On July 19, 2017, American Assets Trust, Inc. (the “Company”) and American Assets Trust, L.P. (the “Operating Partnership”) entered into a Note Purchase Agreement (the “Note Purchase Agreement”) with the various purchasers named therein (the “Purchasers”).
The Note Purchase Agreement provides for the private placement by the Operating Partnership of $100 million of 3.78% Senior Guaranteed Notes, Series F, due July 19, 2024 (the “Series F Notes”).

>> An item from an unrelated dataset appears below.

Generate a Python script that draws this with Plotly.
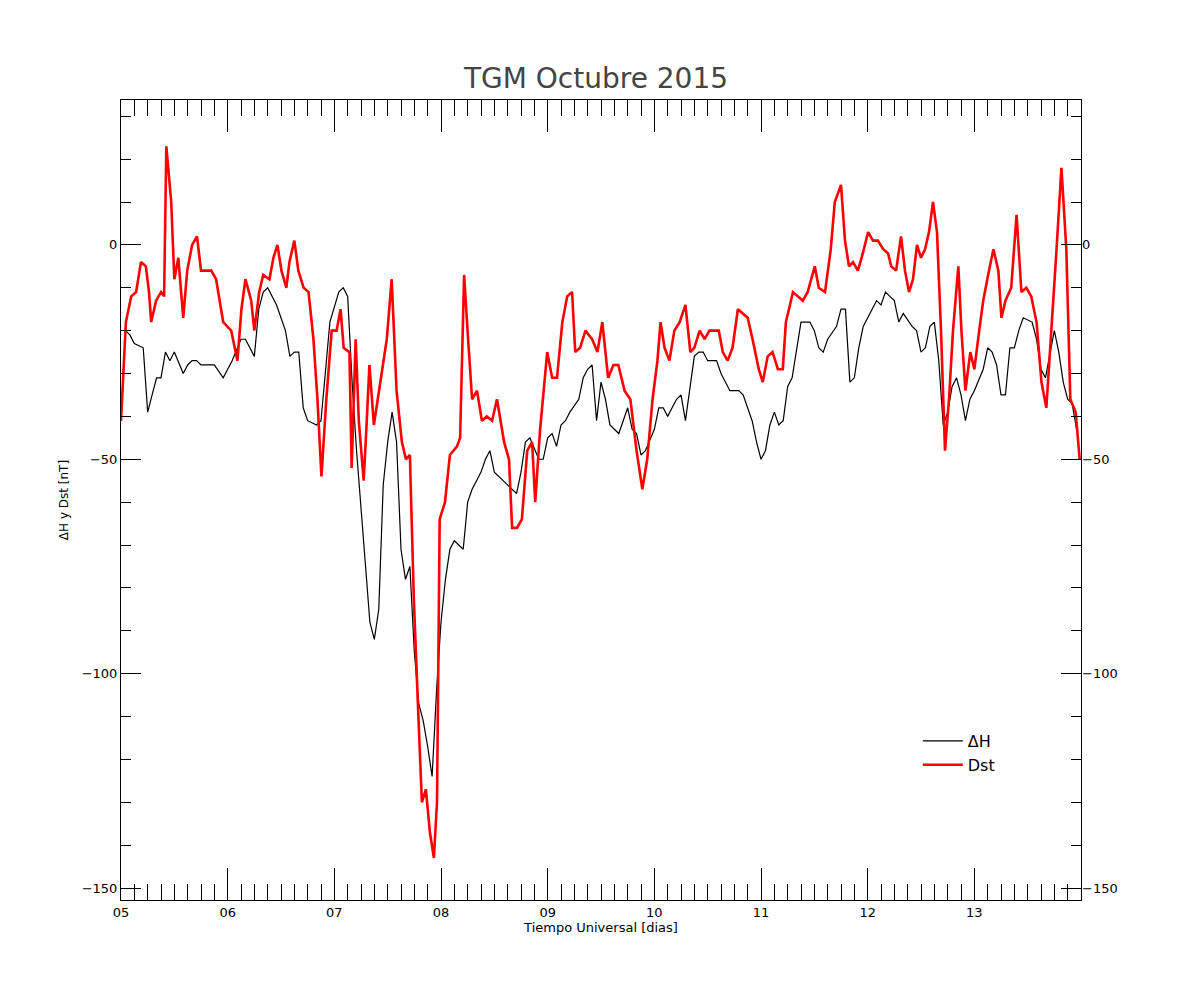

The Series F Notes were issued on July 19, 2017, and will pay interest semi-annually on the 31
st
day of January and 31
st
day of July until their maturity.
The Operating Partnership may prepay at any time all, or from time to time any part of, the Series F Notes, in an amount not less than 5% of the aggregate principal amount of any series of the Series F Notes then outstanding in the case of a partial prepayment, at 100% of the principal amount so prepaid plus a Make-Whole Amount (as defined in the Note Purchase Agreement).
The Note Purchase Agreement contains a number of customary financial covenants, including, without limitation, tangible net worth thresholds, secured and unsecured leverage ratios and fixed charge coverage ratios. Subject to the terms of the Note Purchase Agreement and the Series F Notes, upon certain events of default, including, but not limited to, (i) a default in the payment of any principal, Make-Whole Amount or interest under the Series F Notes, and (ii) a default in the payment of certain other indebtedness of the Operating Partnership, the Company or their subsidiaries, the principal and accrued and unpaid interest and the Make-Whole Amount on the outstanding Series F Notes will become due and payable at the option of the Purchasers.

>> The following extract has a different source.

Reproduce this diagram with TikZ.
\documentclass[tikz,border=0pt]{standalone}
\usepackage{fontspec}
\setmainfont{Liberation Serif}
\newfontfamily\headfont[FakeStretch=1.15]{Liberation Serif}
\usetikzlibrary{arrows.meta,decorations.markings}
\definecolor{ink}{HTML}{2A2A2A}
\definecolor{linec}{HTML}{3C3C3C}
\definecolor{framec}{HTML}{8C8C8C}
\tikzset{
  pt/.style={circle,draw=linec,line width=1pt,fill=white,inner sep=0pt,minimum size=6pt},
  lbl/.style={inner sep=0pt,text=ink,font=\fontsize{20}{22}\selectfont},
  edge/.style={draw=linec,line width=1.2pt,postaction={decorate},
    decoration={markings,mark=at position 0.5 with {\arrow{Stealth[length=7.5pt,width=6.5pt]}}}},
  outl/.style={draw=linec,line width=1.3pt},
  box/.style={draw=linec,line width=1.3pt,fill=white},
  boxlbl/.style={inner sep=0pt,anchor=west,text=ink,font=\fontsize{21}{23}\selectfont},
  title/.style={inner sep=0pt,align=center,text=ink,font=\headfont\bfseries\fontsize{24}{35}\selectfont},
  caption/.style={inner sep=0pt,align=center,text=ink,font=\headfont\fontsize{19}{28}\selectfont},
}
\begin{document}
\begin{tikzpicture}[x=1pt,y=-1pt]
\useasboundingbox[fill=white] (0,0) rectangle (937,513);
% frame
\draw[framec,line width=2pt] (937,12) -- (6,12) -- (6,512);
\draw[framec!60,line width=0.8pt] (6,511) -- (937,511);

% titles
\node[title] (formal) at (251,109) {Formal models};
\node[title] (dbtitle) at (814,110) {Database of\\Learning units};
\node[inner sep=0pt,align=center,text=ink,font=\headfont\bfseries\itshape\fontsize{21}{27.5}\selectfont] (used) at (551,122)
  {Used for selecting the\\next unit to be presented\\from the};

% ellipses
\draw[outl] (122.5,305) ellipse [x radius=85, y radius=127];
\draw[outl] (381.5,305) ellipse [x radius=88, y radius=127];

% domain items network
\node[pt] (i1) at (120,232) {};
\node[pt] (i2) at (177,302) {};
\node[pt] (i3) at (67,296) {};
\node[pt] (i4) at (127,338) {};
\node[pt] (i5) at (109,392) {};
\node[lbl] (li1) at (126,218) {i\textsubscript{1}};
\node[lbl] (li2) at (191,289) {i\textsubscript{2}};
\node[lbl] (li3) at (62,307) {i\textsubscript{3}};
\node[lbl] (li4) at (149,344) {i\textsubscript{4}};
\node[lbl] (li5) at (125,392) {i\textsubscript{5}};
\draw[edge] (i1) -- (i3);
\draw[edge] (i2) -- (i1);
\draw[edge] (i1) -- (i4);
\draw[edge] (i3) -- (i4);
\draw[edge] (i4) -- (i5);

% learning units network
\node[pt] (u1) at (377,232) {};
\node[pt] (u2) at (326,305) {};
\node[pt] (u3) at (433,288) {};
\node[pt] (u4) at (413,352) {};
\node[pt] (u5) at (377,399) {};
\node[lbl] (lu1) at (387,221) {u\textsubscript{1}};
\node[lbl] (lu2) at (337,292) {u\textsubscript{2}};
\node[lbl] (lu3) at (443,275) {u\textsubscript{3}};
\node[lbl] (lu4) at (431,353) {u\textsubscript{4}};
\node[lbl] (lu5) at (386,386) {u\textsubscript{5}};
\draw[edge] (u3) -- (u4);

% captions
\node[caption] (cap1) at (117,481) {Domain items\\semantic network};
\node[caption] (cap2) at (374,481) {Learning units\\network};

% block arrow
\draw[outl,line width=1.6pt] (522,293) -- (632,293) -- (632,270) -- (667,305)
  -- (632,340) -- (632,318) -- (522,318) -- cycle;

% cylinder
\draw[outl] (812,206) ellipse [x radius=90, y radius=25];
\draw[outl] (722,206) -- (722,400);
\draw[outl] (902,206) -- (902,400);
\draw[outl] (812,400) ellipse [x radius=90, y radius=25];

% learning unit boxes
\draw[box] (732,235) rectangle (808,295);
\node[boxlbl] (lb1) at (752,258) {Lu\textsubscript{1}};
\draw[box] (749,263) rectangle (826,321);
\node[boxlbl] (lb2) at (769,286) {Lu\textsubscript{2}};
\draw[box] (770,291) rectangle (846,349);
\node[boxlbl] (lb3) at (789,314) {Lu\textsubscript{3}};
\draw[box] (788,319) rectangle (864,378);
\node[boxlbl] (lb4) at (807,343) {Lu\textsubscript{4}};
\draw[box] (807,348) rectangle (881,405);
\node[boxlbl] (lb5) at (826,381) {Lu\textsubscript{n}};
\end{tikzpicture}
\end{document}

The Operating Partnership’s obligations under the Series F Notes are fully and unconditionally guaranteed by the Company and certain of their subsidiaries.

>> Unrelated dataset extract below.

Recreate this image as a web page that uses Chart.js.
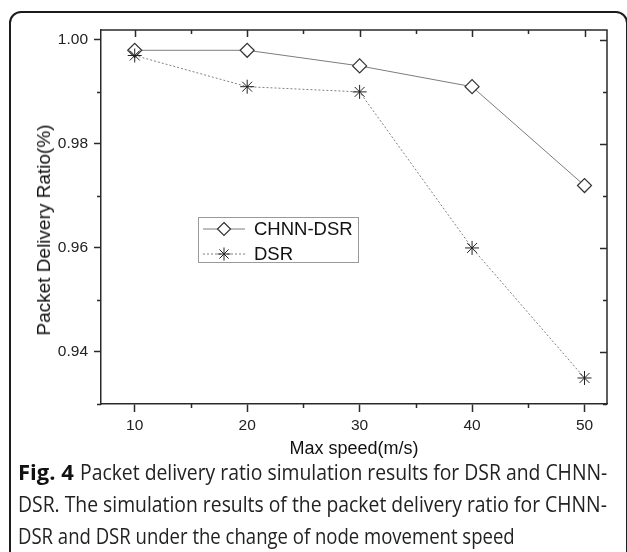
<!DOCTYPE html>
<html>
<head>
<meta charset="utf-8">
<script src="https://cdn.jsdelivr.net/npm/chart.js@4.4.1/dist/chart.umd.min.js"></script>
<style>
    html, body { margin: 0; padding: 0; background: #fff; }
    body { position: relative; width: 627px; height: 552px; overflow: hidden; font-family: "Liberation Sans", Arial, sans-serif; }
    #frame { position: absolute; left: 9px; top: 11px; width: 619px; height: 600px; box-sizing: border-box; border: 2px solid #1c1c1c; border-radius: 12px; }
    #chartBox { position: absolute; left: 0; top: 0; width: 627px; height: 470px; }
    #yTitle { position: absolute; left: 43.5px; top: 229.5px; transform: translate(-50%, -50%) rotate(-90deg); font-size: 19px; line-height: 20px; color: #111; white-space: nowrap; }
    #legend { position: absolute; left: 198px; top: 217px; width: 161px; height: 46px; box-sizing: border-box; border: 1px solid #9a9a9a; background: #fff; }
    #legend .row { position: absolute; left: 4px; height: 20px; display: flex; align-items: center; }
    #legend svg { display: block; }
    #legend span { margin-left: 9px; font-size: 18.5px; color: #111; line-height: 20px; }
    #caption { position: absolute; left: 18px; top: 455px; font-family: "Open Sans", sans-serif; font-size: 22px; line-height: 32px; color: #222; white-space: nowrap; }
    #caption .cl { height: 32px; }
    #caption b { font-weight: 700; color: #111; margin-right: 6px; }
    #caption .sq { display: inline-block; transform-origin: left center; }
</style>
</head>
<body>
<div id="frame"></div>
<div id="chartBox"><canvas id="chart" width="627" height="470"></canvas></div>
<div id="yTitle">Packet Delivery Ratio(%)</div>
<div id="legend"></div>
<div id="caption">
    <div class="cl"><b>Fig. 4</b><span class="sq">Packet delivery ratio simulation results for DSR and CHNN-</span></div>
    <div class="cl"><span class="sq">DSR. The simulation results of the packet delivery ratio for CHNN-</span></div>
    <div class="cl"><span class="sq">DSR and DSR under the change of node movement speed</span></div>
</div>
<script>
// values
const speeds = [10, 20, 30, 40, 50];
const chnnDsr = [0.998, 0.998, 0.995, 0.991, 0.972];
const dsr = [0.997, 0.991, 0.990, 0.960, 0.935];
const seriesNames = ['CHNN-DSR', 'DSR'];

const xTicks = [10, 20, 30, 40, 50];
const xMinorTicks = [15, 25, 35, 45];
const yTicks = [0.94, 0.96, 0.98, 1.00];
const yMinorTicks = [0.93, 0.95, 0.97, 0.99];

const axisColor = '#2a2a2a';
const fontFamily = '"Liberation Sans", Arial, sans-serif';

// top/right frame lines plus the minor and inward ticks Chart.js can't do by itself
const frameTicks = {
    id: 'frameTicks',
    afterDraw(chart) {
        const { ctx, chartArea: a, scales: { x, y } } = chart;
        ctx.save();
        ctx.strokeStyle = axisColor;
        ctx.lineWidth = 1.5;
        ctx.beginPath();
        ctx.moveTo(a.left, a.top);
        ctx.lineTo(a.right, a.top);
        ctx.lineTo(a.right, a.bottom);

        xTicks.forEach(v => {
            const px = Math.round(x.getPixelForValue(v)) + 0.5;
            ctx.moveTo(px, a.top);
            ctx.lineTo(px, a.top + 7);
        });
        xMinorTicks.forEach(v => {
            const px = Math.round(x.getPixelForValue(v)) + 0.5;
            ctx.moveTo(px, a.top);
            ctx.lineTo(px, a.top + 4);
            ctx.moveTo(px, a.bottom);
            ctx.lineTo(px, a.bottom + 4);
        });
        yTicks.forEach(v => {
            const py = Math.round(y.getPixelForValue(v)) + 0.5;
            ctx.moveTo(a.right, py);
            ctx.lineTo(a.right - 7, py);
        });
        yMinorTicks.forEach(v => {
            const py = Math.round(y.getPixelForValue(v)) + 0.5;
            ctx.moveTo(a.right, py);
            ctx.lineTo(a.right - 4, py);
            ctx.moveTo(a.left, py);
            ctx.lineTo(a.left - 4, py);
        });
        ctx.stroke();
        ctx.restore();
    }
};

const ctx = document.getElementById('chart');
new Chart(ctx, {
    type: 'line',
    data: {
        datasets: [
            {
                label: seriesNames[0],
                data: speeds.map((s, i) => ({ x: s, y: chnnDsr[i] })),
                borderColor: '#7c7c7c',
                borderWidth: 1,
                pointStyle: 'rectRot',
                pointRadius: 7,
                pointBackgroundColor: '#fff',
                pointBorderColor: '#333',
                pointBorderWidth: 1.2,
                tension: 0,
                order: 1
            },
            {
                label: seriesNames[1],
                data: speeds.map((s, i) => ({ x: s, y: dsr[i] })),
                borderColor: '#808080',
                borderWidth: 1,
                borderDash: [2, 2],
                pointStyle: 'star',
                pointRadius: 7,
                pointBorderColor: '#222',
                pointBorderWidth: 1,
                tension: 0,
                order: 0
            }
        ]
    },
    options: {
        responsive: false,
        animation: false,
        events: [],
        layout: { padding: { left: 0, top: 30, right: 20, bottom: 10 } },
        plugins: { legend: { display: false }, tooltip: { enabled: false } },
        scales: {
            x: {
                type: 'linear',
                min: 7,
                max: 52,
                afterBuildTicks: s => { s.ticks = xTicks.map(v => ({ value: v })); },
                afterFit: s => { s.height = 56; },
                grid: { drawOnChartArea: false, drawTicks: true, tickLength: 8, tickColor: axisColor, tickWidth: 1.5 },
                border: { display: true, color: axisColor, width: 1.5 },
                ticks: { padding: 4, color: '#222', maxRotation: 0, font: { family: fontFamily, size: 15.5 }, callback: v => String(v) },
                title: { display: true, text: 'Max speed(m/s)', color: '#111', font: { family: fontFamily, size: 18 }, padding: { top: 0, bottom: 0 } }
            },
            y: {
                type: 'linear',
                min: 0.93,
                max: 1.0019,
                afterBuildTicks: s => { s.ticks = yTicks.map(v => ({ value: v })); },
                afterFit: s => { s.width = 101; },
                grid: { drawOnChartArea: false, drawTicks: true, tickLength: 7, tickColor: axisColor, tickWidth: 1.5 },
                border: { display: true, color: axisColor, width: 1.5 },
                ticks: { padding: 6, color: '#222', font: { family: fontFamily, size: 15.5 }, callback: v => v.toFixed(2) },
                title: { display: false }
            }
        }
    },
    plugins: [frameTicks]
});

// legend built from the series names
const legend = document.getElementById('legend');
const legendRows = [
    `<line x1="0" y1="9" x2="42" y2="9" stroke="#7c7c7c" stroke-width="1"/>
     <polygon points="21,2.5 27.5,9 21,15.5 14.5,9" fill="#fff" stroke="#333" stroke-width="1.2"/>`,
    `<line x1="0" y1="9" x2="42" y2="9" stroke="#808080" stroke-width="1" stroke-dasharray="2 2"/>
     <path d="M21 2.5V15.5M14.5 9H27.5M16.4 4.4L25.6 13.6M25.6 4.4L16.4 13.6" stroke="#222" stroke-width="1"/>`
];
seriesNames.forEach((name, i) => {
    const row = document.createElement('div');
    row.className = 'row';
    row.style.top = (i === 0 ? 1 : 26) + 'px';
    row.innerHTML = `<svg width="42" height="18">${legendRows[i]}</svg><span>${name}</span>`;
    legend.appendChild(row);
});

// the caption face is narrower than Open Sans: squeeze each line to where it ends in the original
const capEnds = [589, 589, 497];
document.querySelectorAll('#caption .sq').forEach((span, i) => {
    const room = capEnds[i] - span.offsetLeft;
    span.style.transform = `scaleX(${room / span.offsetWidth})`;
});
</script>
</body>
</html>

The proceeds from the issuance of the Series F Notes will be used by the Operating Partnership to repay outstanding amounts on its credit facility and for general corporate purposes. The Series F Notes have not been and will not be registered under the Securities Act of 1933, as amended (the “Securities Act”), and may not be offered or sold in the United States absent registration or an applicable exemption from the registration requirements. The Operating Partnership offered and sold the Series F Notes in reliance on the exemption from registration provided by Section 4(a)(2) of the Securities Act.
The above summary of the Note Purchase Agreement does not purport to be complete and is qualified in its entirety by reference to the full text of the Note Purchase Agreement. A copy of the Note Purchase Agreement, including the form of the Series F Notes, is attached as Exhibit 10.1 to this Current Report on Form 8-K, and is incorporated herein by reference.